After watching a boarding schoolmate endure multiple reconstructive surgeries following a plane crash in her native Nigeria, Princess Chukwuneke knew she wanted to be a doctor. Now the Fordham senior is working toward her goal with help from Ray Longobardi, M.D., FCRH ’86, through the Fordham Mentoring Program.

Chukwuneke, who is majoring in general science with a minor in chemistry and creative writing, has found a good match with her mentor. “He’s destroyed every stereotype [I’ve had] about doctors. He’s one of the funniest persons I know, and he has wonderful rapport with his patients,” she says. “I just watch [him]and think, this is how it’s supposed to be.”

Princess Chukwuneke, a pre-med senior at Fordham College at Rose Hill Photo by Kathryn Gamble

Throughout the year, she’s watched Longobardi, an orthopedic surgeon and sports medicine specialist, perform several surgeries, and she’s shadowed him during his rounds in the Department of Orthopaedic Surgery at NYU Langone Medical Center, where he is an assistant professor of clinical orthopaedic surgery.

“The fact that he’s allowed me in to see surgeries—it’s an opportunity you don’t [often]get [as an undergraduate],” says Chukwuneke, “it’s what medical students get.” She says Longobardi also quizzes her about what she sees on X-rays, explains anything that she finds confusing, and asks her about her Fordham science classes. “He just treats me like a student interested in medicine. ‘See what you like, see what you don’t like.’ I think that is great.”

Longobardi, who has been a mentor in the Fordham Mentoring Program for four years, says, “No one learns in a vacuum. We’ve all been taught by other people. I try to impart some of the things [my teachers]taught me about taking care of people.”

It was after he broke his wrist as a freshman at Fordham that led Longobardi to one of his mentors, Kenneth Kamler, M.D., a microsurgeon specializing in hand reconstruction and finger reattachment, and an eminent adventure physician who practices medicine in remote regions. “I met him right after he came back from an expedition to the Amazon,” says Longobardi. “I was taking general chemistry then and while he was putting the cast on my arm, we were talking about the chemical reactions happening. He always made it very easy to understand what’s going on in orthopedics. That’s something that I always admired and always tried to replicate.”

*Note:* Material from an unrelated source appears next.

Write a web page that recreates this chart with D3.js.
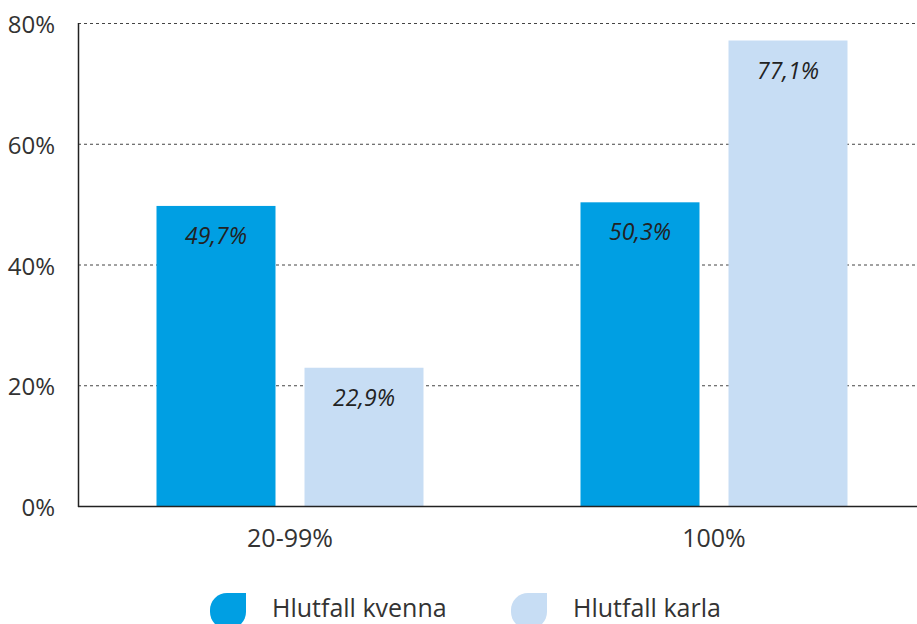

It was that experience with Kamler, whom Longobardi calls “a mentor, an inspiration then, and friend to this day,” that spurred his interest in orthopedics. The interest was enhanced by his construction work experience during high school and college. “I had some ideas about drills and saws, so orthopedics kind of came naturally. But it’s not for everyone,” he says.

After observing a knee replacement surgery, Chukwuneke knew she could stomach being a doctor, but her career aspirations lie in becoming a reconstructive plastic surgeon. In 2005, when Chukwuneke was a student at the Loyola Jesuit College in Nigeria, Sosoliso Airlines Flight 1145 crashed in Omagwa, killing 108 people, including 60 students from the school. One of the two survivors, a friend of Chukwuneke’s, was critically burned. “I watched how she struggled through one plastic surgery after another,” says Chukwuneke. “She’s so much better now than she was.”

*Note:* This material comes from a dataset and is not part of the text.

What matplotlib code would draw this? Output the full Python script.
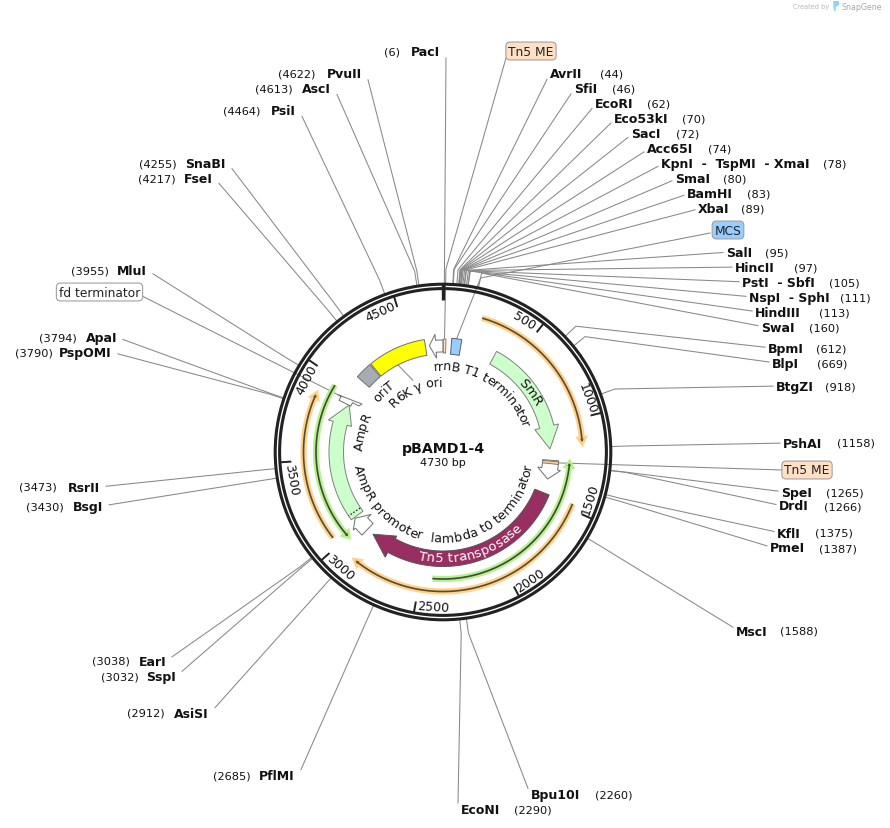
#coding: utf-8
import numpy as np
import matplotlib
matplotlib.use('Agg')
import matplotlib.pyplot as plt
from matplotlib.font_manager import FontProperties
from matplotlib.patches import Polygon, Circle

# plasmid
plasmid_name='pBAMD1-4'
plasmid_len=4730
tick_pos=[500,1000,1500,2000,2500,3000,3500,4000,4500]

# enzyme sites, right hand side
r_names=['AvrII','SfiI','EcoRI','Eco53kI','SacI','Acc65I','KpnI  -  TspMI  - XmaI','SmaI','BamHI','XbaI',
	'SalI','HincII','PstI  - SbfI','NspI  - SphI','HindIII','SwaI','BpmI','BlpI','BtgZI','PshAI',
	'SpeI','DrdI','KflI','PmeI','MscI','Bpu10I','EcoNI']
r_pos=[44,46,62,70,72,74,78,80,83,89,95,97,105,111,113,160,612,669,918,1158,1265,1266,1375,1387,1588,2260,2290]
r_x=[550,574,595,614,631,647,661,675,687,698,726,735,742,749,755,761,768,772,776,783,781,779,777,770,736,531,461]
r_y=[74,89,104,119,134,149,164,179,194,209,253,268,283,298,313,328,349,364,387,444,493,507,534,549,632,796,811]
r_numx=[600,612,647,682,676,708,823,723,747,741,765,794,829,840,819,809,816,817,825,837,826,824,815,819,780,595,514]

# enzyme sites, left hand side
l_names=['PflMI','AsiSI','SspI','EarI','BsgI','RsrII','PspOMI','ApaI','MluI','FseI','SnaBI','PsiI','AscI','PvuII','PacI']
l_pos=[2685,2912,3032,3038,3430,3473,3790,3794,3955,4217,4255,4464,4613,4622,6]
l_x=[295,209,176,166,103,100,112,117,147,213,226,296,331,362,440]
l_y=[777,714,677,662,507,488,353,338,271,179,164,111,89,74,52]
l_numx=[213,127,101,92,26,19,15,39,71,138,139,223,255,278,384]

# features (start, end in bp, clockwise order)
smr=[368,1161]
tn5_transposase=[1472,2896]
ampr=[3068,3897]
ampr_sig=3100
ampr_promoter=[2947,3061]
rrnb_t1=[4634,4730]
lambda_t0=[1240,1373]
fd_term=[3895,3950]
tn5_me_stripes=[[2,20],[1246,1264]]
mcs=[58,125]
r6k_ori=[4214,4606]
orit=[4090,4206]
orange_primers=[[214,1143],[1469,2889],[3048,3883]]
green_primers=[[2428,1234],[3965,2987]]

cx=443.
cy=453.
DPI=100


def pol(bp,r):
	th=2*np.pi*np.asarray(bp,dtype=float)/plasmid_len
	return cx+r*np.sin(th),cy-r*np.cos(th)

def deg2bp(d):
	return d/360.*plasmid_len

def arc(b0,b1,r,n=80):
	bs=np.linspace(b0,b1,n)
	x,y=pol(bs,r)
	return np.column_stack([x,y])

def arrow_shape(ax,b0,b1,head_bp,rin,rout,hin,hout,tip,fc,ec,lw=0.7,z=5):
	# b0 is the tail, b1 the tip. works in both directions
	sgn=1 if b1>b0 else -1
	base=b1-sgn*head_bp
	pts=list(arc(b0,base,rout))
	pts.append(pol(base,hout))
	pts.append(pol(b1,tip))
	pts.append(pol(base,hin))
	pts+=list(arc(base,b0,rin))
	ax.add_patch(Polygon(pts,closed=True,fc=fc,ec=ec,lw=lw,zorder=z,joinstyle='miter'))

def box_shape(ax,b0,b1,rin,rout,fc,ec,lw=0.7,z=5):
	pts=list(arc(b0,b1,rout))+list(arc(b1,b0,rin))
	ax.add_patch(Polygon(pts,closed=True,fc=fc,ec=ec,lw=lw,zorder=z))

def primer(ax,b0,b1,r,halo,line,headcol):
	sgn=1 if b1>b0 else -1
	head=deg2bp(3.0)
	a=arc(b0,b1-sgn*head*0.5,r)
	ax.plot(a[:,0],a[:,1],color=halo,lw=4.4,solid_capstyle='butt',zorder=3)
	base=b1-sgn*head
	tri=[pol(base,r+4.2),pol(b1,r),pol(base,r-4.2)]
	ax.add_patch(Polygon(tri,closed=True,fc=headcol,ec=halo,lw=1.8,zorder=3.5,joinstyle='miter'))
	ax.plot(a[:,0],a[:,1],color=line,lw=1.2,solid_capstyle='butt',zorder=4)

def text_rot(bp):
	d=(bp/plasmid_len*360.)%360
	if d<=90 or d>=270:
		return -d
	return 180-d

def arc_text(ax,renderer,s,center_deg,r,size,clockwise=True,color='#111111',z=7):
	# one glyph at a time, the labels bend around the circle
	fp=FontProperties(family='DejaVu Sans',size=size)
	def w(t):
		return renderer.get_text_width_height_descent(t,fp,False)[0]
	total=w(s)
	for i,ch in enumerate(s):
		if ch==' ':
			continue
		mid=w(s[:i+1])-w(ch)/2.-total/2.
		d=mid/r*180./np.pi
		if clockwise:
			a=center_deg+d
			rot=-a
		else:
			a=center_deg-d
			rot=180-a
		x,y=pol(deg2bp(a),r)
		ax.text(x,y,ch,fontproperties=fp,color=color,rotation=rot,rotation_mode='anchor',
			ha='center',va='center',zorder=z)

def leader(ax,bp,lx,ly,side,col='#888888'):
	x0,y0=pol(bp,168)
	xk,yk=pol(bp,183)
	ex=lx-3 if side>0 else lx+6
	dx=xk-ex
	dy=yk-ly
	ey=ly+7*dy/np.hypot(dx,dy)
	ax.plot([x0,xk,ex],[y0,yk,ey],color=col,lw=0.75,zorder=1)

def box_label(ax,x0,x1,y,s,fc):
	ax.text((x0+x1)/2.,y,s,fontsize=8.8,ha='center',va='center',color='#222222',zorder=8,
		bbox=dict(boxstyle='round,pad=0.2,rounding_size=0.35',fc=fc,ec='#a0a0a0',lw=0.8))

def draw_sites(ax):
	for n,p,x,y,nx in zip(r_names,r_pos,r_x,r_y,r_numx):
		leader(ax,p,x,y,1)
		ax.text(x,y,n,fontsize=9,fontweight='bold',ha='left',va='center',color='#111111',zorder=8)
		ax.text(nx,y,'(%d)'%p,fontsize=8.2,ha='left',va='center',color='#111111',zorder=8)
	for n,p,x,y,nx in zip(l_names,l_pos,l_x,l_y,l_numx):
		leader(ax,p,x,y,-1)
		ax.text(x,y,n,fontsize=9,fontweight='bold',ha='right',va='center',color='#111111',zorder=8)
		ax.text(nx,y,'(%d)'%p,fontsize=8.2,ha='left',va='center',color='#111111',zorder=8)

def draw_feature_leaders(ax):
	# Tn5 ME top
	x,y=pol(10,114)
	xk,yk=pol(12,183)
	ax.plot([x,xk,506],[y,yk,59],color='#888888',lw=0.75,zorder=1)
	# MCS
	x,y=pol(90,114)
	xk,yk=pol(160,178)
	ax.plot([x,xk,710],[y,yk,234],color='#888888',lw=0.75,zorder=1)
	# Tn5 ME right
	x,y=pol(1255,112)
	ax.plot([x,782],[y,471],color='#888888',lw=0.75,zorder=1)
	# fd terminator
	x,y=pol(3925,112)
	ax.plot([x,142],[y,297],color='#888888',lw=0.75,zorder=1)
	# R6K gamma ori
	x,y=pol(4370,98)
	x2,y2=pol(4430,78)
	ax.plot([x,x2],[y,y2],color='#888888',lw=0.75,zorder=1)

def draw_ring(ax):
	for r in [167.8,163.4]:
		ax.add_patch(Circle((cx,cy),r,fc='none',ec='#222222',lw=2.2,zorder=2))
	x0,y0=pol(0,168)
	x1,y1=pol(0,152)
	ax.plot([x0,x1],[y0,y1],color='#222222',lw=2.4,solid_capstyle='butt',zorder=2.5)
	for t in tick_pos:
		x0,y0=pol(t,163)
		x1,y1=pol(t,152)
		ax.plot([x0,x1],[y0,y1],color='#222222',lw=1.4,solid_capstyle='butt',zorder=2.5)
		b=t-deg2bp(6.5)
		x,y=pol(b,154.5)
		ax.text(x,y,str(t),fontsize=9,rotation=text_rot(b),rotation_mode='anchor',
			ha='center',va='center',color='#111111',zorder=7)

def draw_features(ax):
	for a,b in orange_primers:
		primer(ax,a,b,139.5,'#FFD08A','#5c4a2c','#B07A20')
	for a,b in green_primers:
		primer(ax,a,b,127,'#B8F090','#3c4a30','#4a7a30')
	gr='#CCFFCC'
	arrow_shape(ax,smr[0],smr[1],deg2bp(12),99.5,114,94.5,119,107,gr,'#808080')
	arrow_shape(ax,tn5_transposase[0],tn5_transposase[1],deg2bp(11.6),99,114.5,96,120,108,'#982E62','#555555')
	arrow_shape(ax,ampr[0],ampr[1],deg2bp(11),99.5,114,95,119,105,gr,'#808080')
	x0,y0=pol(ampr_sig,100)
	x1,y1=pol(ampr_sig,114)
	ax.plot([x0,x1],[y0,y1],color='#111111',lw=0.8,ls=(0,(1.5,1.5)),zorder=6)
	w='#FFFFFF'
	arrow_shape(ax,ampr_promoter[0],ampr_promoter[1],deg2bp(4),100,116,95,119,110,w,'#707070')
	arrow_shape(ax,rrnb_t1[1],rrnb_t1[0],deg2bp(3.4),100,112,94,118,107,w,'#707070')
	arrow_shape(ax,lambda_t0[0],lambda_t0[1],deg2bp(5.5),100,116,96,119,108,w,'#707070')
	arrow_shape(ax,fd_term[0],fd_term[1],deg2bp(2),103,116,96,119,94,w,'#707070')
	box_shape(ax,tn5_me_stripes[0][0],tn5_me_stripes[0][1],99,113,'#FFDDB8','#707070',lw=0.6,z=6)
	box_shape(ax,tn5_me_stripes[1][0],tn5_me_stripes[1][1],100,116,'#FFC890','#707070',lw=0.6,z=6)
	box_shape(ax,mcs[0],mcs[1],98,114,'#99CCFF','#606060')
	box_shape(ax,r6k_ori[0],r6k_ori[1],98,114,'#FFFF00','#707070')
	box_shape(ax,orit[0],orit[1],98,114,'#A6ACB3','#707070')

def draw_feature_text(ax,renderer):
	arc_text(ax,renderer,'rrnB T1 terminator',33,86,9.2)
	arc_text(ax,renderer,'R6K \u03b3 ori',336,70,9.2)
	arc_text(ax,renderer,'oriT',316,85,9.2)
	arc_text(ax,renderer,'AmpR',284.7,84,9.2)
	arc_text(ax,renderer,'SmR',55.3,106,9.5)
	arc_text(ax,renderer,'AmpR promoter',228,86,9.2,clockwise=False)
	arc_text(ax,renderer,'lambda t0 terminator',143,86,9.2,clockwise=False)
	arc_text(ax,renderer,'Tn5 transposase',163.5,106,9.5,clockwise=False,color='#FFFFFF')

def draw_logo(ax):
	ax.text(793,7,'Created by',fontsize=4.7,color='#b8b8b8',ha='left',va='center')
	ax.add_patch(Polygon([(833,2),(839,2),(839,6),(836,8),(835.5,12),(834,12)],closed=True,fc='#8FD5EE',ec='none'))
	ax.text(842,7,'SnapGene',fontsize=5.7,color='#a8a8a8',ha='left',va='center')


if __name__ == '__main__':
	fig=plt.figure(figsize=(890/DPI,829/DPI),dpi=DPI)
	ax=fig.add_axes([0,0,1,1])
	ax.set_xlim(0,890)
	ax.set_ylim(829,0)
	ax.axis('off')
	renderer=fig.canvas.get_renderer()

	draw_sites(ax)
	draw_feature_leaders(ax)
	box_label(ax,505,557,52,'Tn5 ME','#FFE0C4')
	box_label(ax,711,745,231,'MCS','#99CCFF')
	box_label(ax,781,833,471,'Tn5 ME','#FFE0C4')
	box_label(ax,57,142,293,'fd terminator','#FFFFFF')
	draw_ring(ax)
	draw_features(ax)
	draw_feature_text(ax,renderer)
	ax.text(cx,449,plasmid_name,fontsize=10.2,fontweight='bold',ha='center',va='center',color='#111111')
	ax.text(cx,463,'%d bp'%plasmid_len,fontsize=8,ha='center',va='center',color='#111111')
	draw_logo(ax)

	fig.savefig('out.png',dpi=DPI,facecolor='white')
	plt.close(fig)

Chukwuneke sees plastic surgery as an outlet for her creative side. “I believe science and art are inseparable and for this reason, I tend to incorporate both in nearly everything that I do,” says Chukwuneke, who sings with Fordham’s Gloria Dei Choir and attends performances at the Metropolitan Opera and New York City Ballet as often as she can. “Plastic surgery is the one place in medicine where I could explore both sides of me.”

Dr. Ray Longobardi

She’s also sharing some of her varied interests by tutoring and counseling high school and Fordham students. Through a summer program in Fordham’sCollegiate Science and Technology Entry Program, Chukwuneke has tutored local 10th and 11th graders in poetry and calculus, and counseled them on the college experience. Since her sophomore year she has been providing tutoring assistance in math, music history, and general chemistry to students in Fordham’s Higher Education Opportunity Program. “I love it,” she says. “It’s really rewarding for me.”

Longobardi finds fulfillment, too, in sharing his knowledge with students. A member of the admissions committee at the NYU School of Medicine, he’s conducted mock interviews with Fordham students preparing for medical school admission and given lectures to pre-health professions students.

“I really love the University. I always feel you need to give back and give back not just by giving monetary donations,” Longobardi says. “What’s really going to help students is guidance. And if there are areas that you can help in that way, that’s what’s going to make the programs at Fordham better, and give the students a better edge so that they can make better and more intelligent decisions.”

His “take-home message” to students is to “find what you really love,” says Longobardi, an avid baseball and football fan who has treated athletes from the New York Islanders, Florida Marlins, and University of Tennessee. “If you’re going to spend your life doing something, find something you love.”